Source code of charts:

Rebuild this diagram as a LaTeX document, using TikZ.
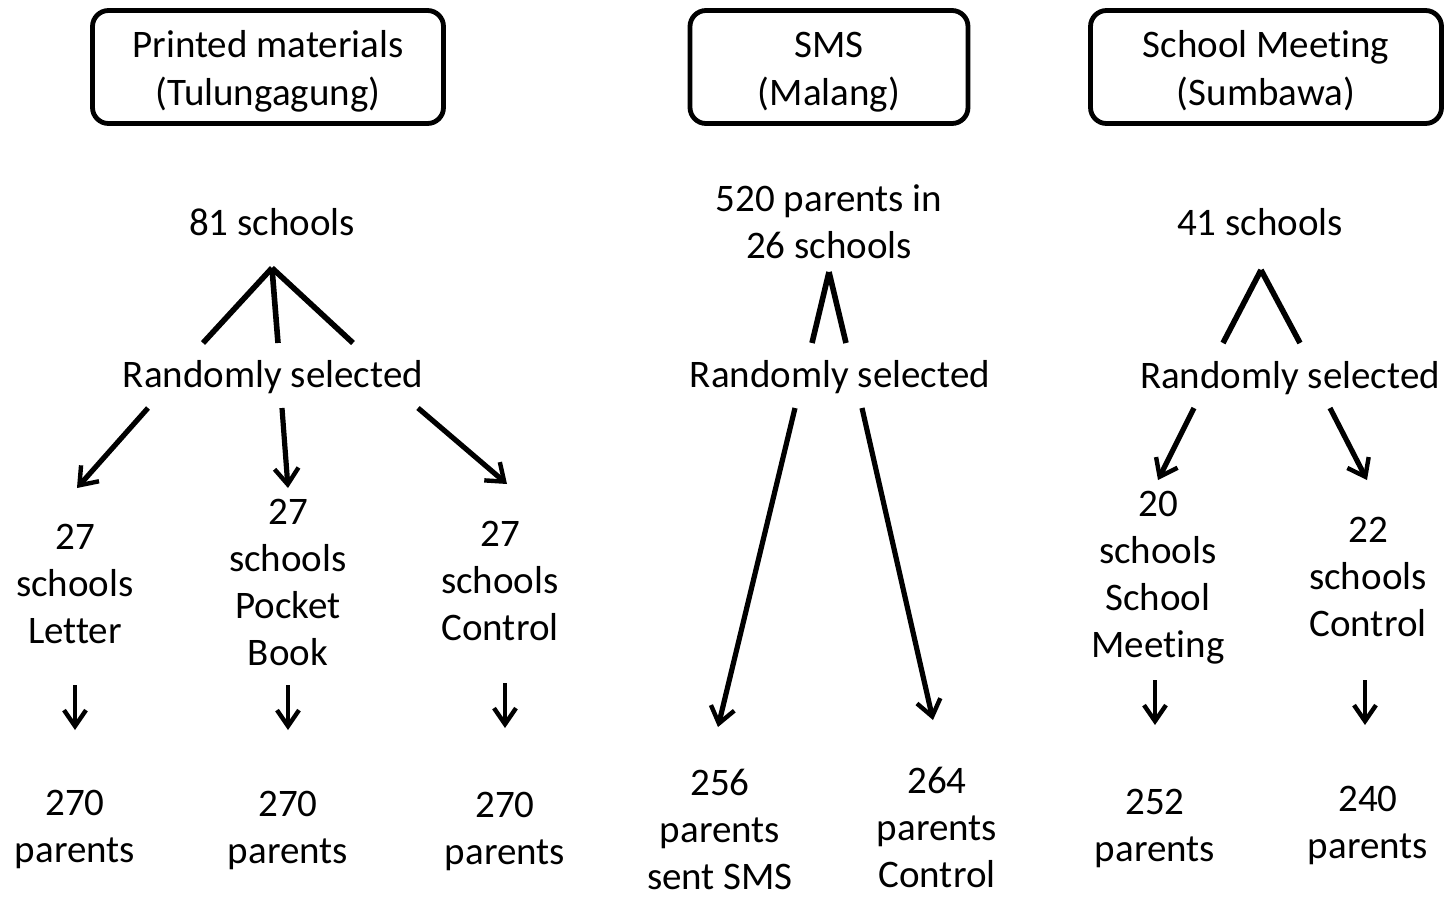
\documentclass[tikz,border=0pt]{standalone}
\usepackage{fontspec}
\setmainfont[Ligatures=NoCommon]{Carlito}
\usetikzlibrary{arrows.meta,calc}
\newcommand{\hstrut}{\rule{0pt}{17.5pt}}
\tikzset{
  txt/.style={align=center,inner sep=0pt,font=\fontsize{19.5}{23.5}\selectfont},
  hdr/.style={align=center,inner sep=0pt,font=\fontsize{19.5}{24}\selectfont,draw,line width=2.4pt,rounded corners=8pt,minimum width=175.5pt,minimum height=56.5pt},
  ln/.style={line width=2.8pt},
  arr/.style={line width=2.6pt,-{Straight Barb[length=8pt,width=12pt,line width=2.2pt]}},
  sarr/.style={line width=2.2pt,-{Straight Barb[length=8pt,width=11pt,line width=2.2pt]}}
}
\begin{document}
\begin{tikzpicture}[x=0.5pt,y=-0.5pt]
\useasboundingbox (0,0) rectangle (1446,896);
% headers
\node[hdr] (h1) at (268,67) {\hstrut Printed materials\\(Tulungagung)};
\node[hdr,minimum width=139pt] (h2) at (829,67) {\hstrut SMS\\(Malang)};
\node[hdr] (h3) at (1266,67) {\hstrut School Meeting\\(Sumbawa)};
% group 1
\node[txt] (s1) at (272,222) {81 schools};
\node[txt] (r1) at (273,377) {Randomly selected};
\node[txt] (c1) at (75,584) {27\\schools\\Letter};
\node[txt] (c2) at (288,582) {27\\schools\\Pocket\\Book};
\node[txt] (c3) at (500,581) {27\\schools\\Control};
\node[txt] (p1) at (75,829) {270\\parents};
\node[txt] (p2) at (288,830) {270\\parents};
\node[txt] (p3) at (505,831) {270\\parents};
\draw[ln] ($(s1)+(0,46)$) -- ($(r1)+(-70,-34)$);
\draw[ln] ($(s1)+(0,46)$) -- ($(r1)+(5,-34)$);
\draw[ln] ($(s1)+(0,46)$) -- ($(r1)+(80,-34)$);
\draw[arr] ($(r1)+(-125,31)$) -- ($(c1)+(2,-96)$);
\draw[arr] ($(r1)+(9,31)$) -- ($(c2)+(0,-94)$);
\draw[arr] ($(r1)+(145,31)$) -- ($(c3)+(7,-97)$);
\draw[sarr] ($(c1)+(0,101)$) -- ($(p1)+(0,-99)$);
\draw[sarr] ($(c2)+(0,103)$) -- ($(p2)+(0,-100)$);
\draw[sarr] ($(c3)+(5,102)$) -- ($(p3)+(0,-103)$);
% group 2
\node[txt] (s2) at (829,222) {520 parents in\\26 schools};
\node[txt] (r2) at (840,377) {Randomly selected};
\node[txt] (q1) at (720,829) {256\\parents\\sent SMS};
\node[txt] (q2) at (937,827) {264\\parents\\Control};
\draw[ln] ($(s2)+(0,50)$) -- ($(r2)+(-28,-34)$);
\draw[ln] ($(s2)+(0,50)$) -- ($(r2)+(6,-34)$);
\draw[arr] ($(r2)+(-45,31)$) -- ($(q1)+(-2,-102)$);
\draw[arr] ($(r2)+(22,31)$) -- ($(q2)+(-4,-107)$);
% group 3
\node[txt] (s3) at (1260,222) {41 schools};
\node[txt] (r3) at (1290,378) {Randomly selected};
\node[txt] (d1) at (1158,578) {20\\schools\\School\\Meeting};
\node[txt] (d2) at (1368,577) {22\\schools\\Control};
\node[txt] (e1) at (1155,828) {252\\parents};
\node[txt] (e2) at (1368,825) {240\\parents};
\draw[ln] ($(s3)+(1,48)$) -- ($(r3)+(-67,-35)$);
\draw[ln] ($(s3)+(1,48)$) -- ($(r3)+(10,-35)$);
\draw[arr] ($(r3)+(-96,30)$) -- ($(d1)+(0,-98)$);
\draw[arr] ($(r3)+(40,30)$) -- ($(d2)+(-1,-97)$);
\draw[sarr] ($(d1)+(-3,102)$) -- ($(e1)+(0,-103)$);
\draw[sarr] ($(d2)+(-3,103)$) -- ($(e2)+(-3,-100)$);
\end{tikzpicture}
\end{document}
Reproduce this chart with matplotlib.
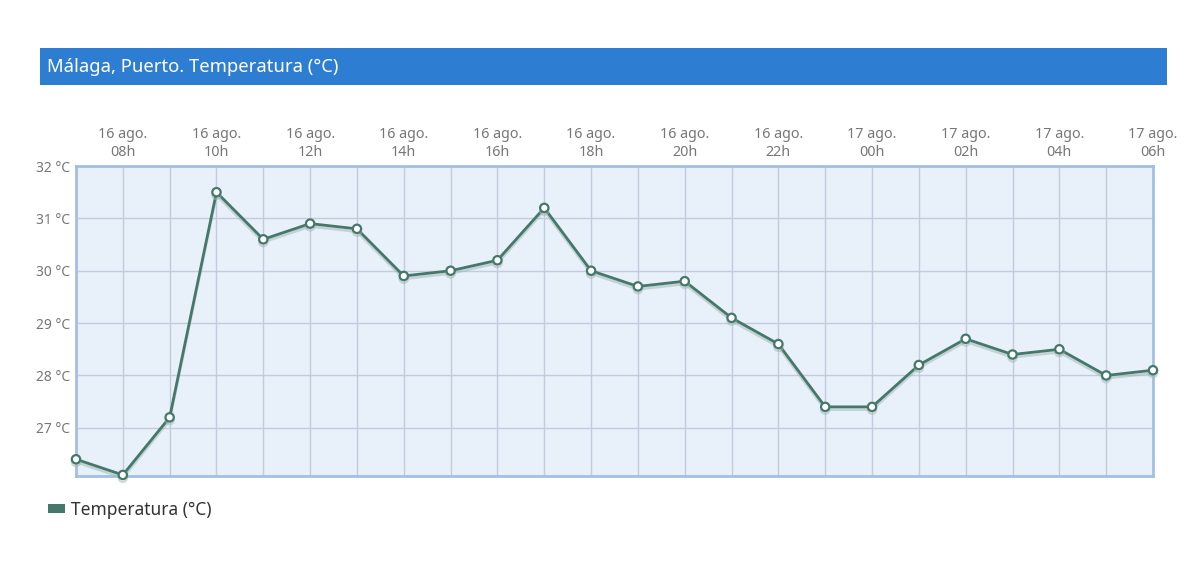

Short exercise = Copy out all the records exactly, excluding pictures.

Written response =
Rebuild this diagram as a LaTeX document, using TikZ.
\documentclass[tikz,border=0pt]{standalone}
\usepackage{fontspec}
\setmainfont[Ligatures=NoCommon]{Carlito}
\usetikzlibrary{arrows.meta,calc}
\newcommand{\hstrut}{\rule{0pt}{17.5pt}}
\tikzset{
  txt/.style={align=center,inner sep=0pt,font=\fontsize{19.5}{23.5}\selectfont},
  hdr/.style={align=center,inner sep=0pt,font=\fontsize{19.5}{24}\selectfont,draw,line width=2.4pt,rounded corners=8pt,minimum width=175.5pt,minimum height=56.5pt},
  ln/.style={line width=2.8pt},
  arr/.style={line width=2.6pt,-{Straight Barb[length=8pt,width=12pt,line width=2.2pt]}},
  sarr/.style={line width=2.2pt,-{Straight Barb[length=8pt,width=11pt,line width=2.2pt]}}
}
\begin{document}
\begin{tikzpicture}[x=0.5pt,y=-0.5pt]
\useasboundingbox (0,0) rectangle (1446,896);
% headers
\node[hdr] (h1) at (268,67) {\hstrut Printed materials\\(Tulungagung)};
\node[hdr,minimum width=139pt] (h2) at (829,67) {\hstrut SMS\\(Malang)};
\node[hdr] (h3) at (1266,67) {\hstrut School Meeting\\(Sumbawa)};
% group 1
\node[txt] (s1) at (272,222) {81 schools};
\node[txt] (r1) at (273,377) {Randomly selected};
\node[txt] (c1) at (75,584) {27\\schools\\Letter};
\node[txt] (c2) at (288,582) {27\\schools\\Pocket\\Book};
\node[txt] (c3) at (500,581) {27\\schools\\Control};
\node[txt] (p1) at (75,829) {270\\parents};
\node[txt] (p2) at (288,830) {270\\parents};
\node[txt] (p3) at (505,831) {270\\parents};
\draw[ln] ($(s1)+(0,46)$) -- ($(r1)+(-70,-34)$);
\draw[ln] ($(s1)+(0,46)$) -- ($(r1)+(5,-34)$);
\draw[ln] ($(s1)+(0,46)$) -- ($(r1)+(80,-34)$);
\draw[arr] ($(r1)+(-125,31)$) -- ($(c1)+(2,-96)$);
\draw[arr] ($(r1)+(9,31)$) -- ($(c2)+(0,-94)$);
\draw[arr] ($(r1)+(145,31)$) -- ($(c3)+(7,-97)$);
\draw[sarr] ($(c1)+(0,101)$) -- ($(p1)+(0,-99)$);
\draw[sarr] ($(c2)+(0,103)$) -- ($(p2)+(0,-100)$);
\draw[sarr] ($(c3)+(5,102)$) -- ($(p3)+(0,-103)$);
% group 2
\node[txt] (s2) at (829,222) {520 parents in\\26 schools};
\node[txt] (r2) at (840,377) {Randomly selected};
\node[txt] (q1) at (720,829) {256\\parents\\sent SMS};
\node[txt] (q2) at (937,827) {264\\parents\\Control};
\draw[ln] ($(s2)+(0,50)$) -- ($(r2)+(-28,-34)$);
\draw[ln] ($(s2)+(0,50)$) -- ($(r2)+(6,-34)$);
\draw[arr] ($(r2)+(-45,31)$) -- ($(q1)+(-2,-102)$);
\draw[arr] ($(r2)+(22,31)$) -- ($(q2)+(-4,-107)$);
% group 3
\node[txt] (s3) at (1260,222) {41 schools};
\node[txt] (r3) at (1290,378) {Randomly selected};
\node[txt] (d1) at (1158,578) {20\\schools\\School\\Meeting};
\node[txt] (d2) at (1368,577) {22\\schools\\Control};
\node[txt] (e1) at (1155,828) {252\\parents};
\node[txt] (e2) at (1368,825) {240\\parents};
\draw[ln] ($(s3)+(1,48)$) -- ($(r3)+(-67,-35)$);
\draw[ln] ($(s3)+(1,48)$) -- ($(r3)+(10,-35)$);
\draw[arr] ($(r3)+(-96,30)$) -- ($(d1)+(0,-98)$);
\draw[arr] ($(r3)+(40,30)$) -- ($(d2)+(-1,-97)$);
\draw[sarr] ($(d1)+(-3,102)$) -- ($(e1)+(0,-103)$);
\draw[sarr] ($(d2)+(-3,103)$) -- ($(e2)+(-3,-100)$);
\end{tikzpicture}
\end{document}
Reproduce this chart with matplotlib.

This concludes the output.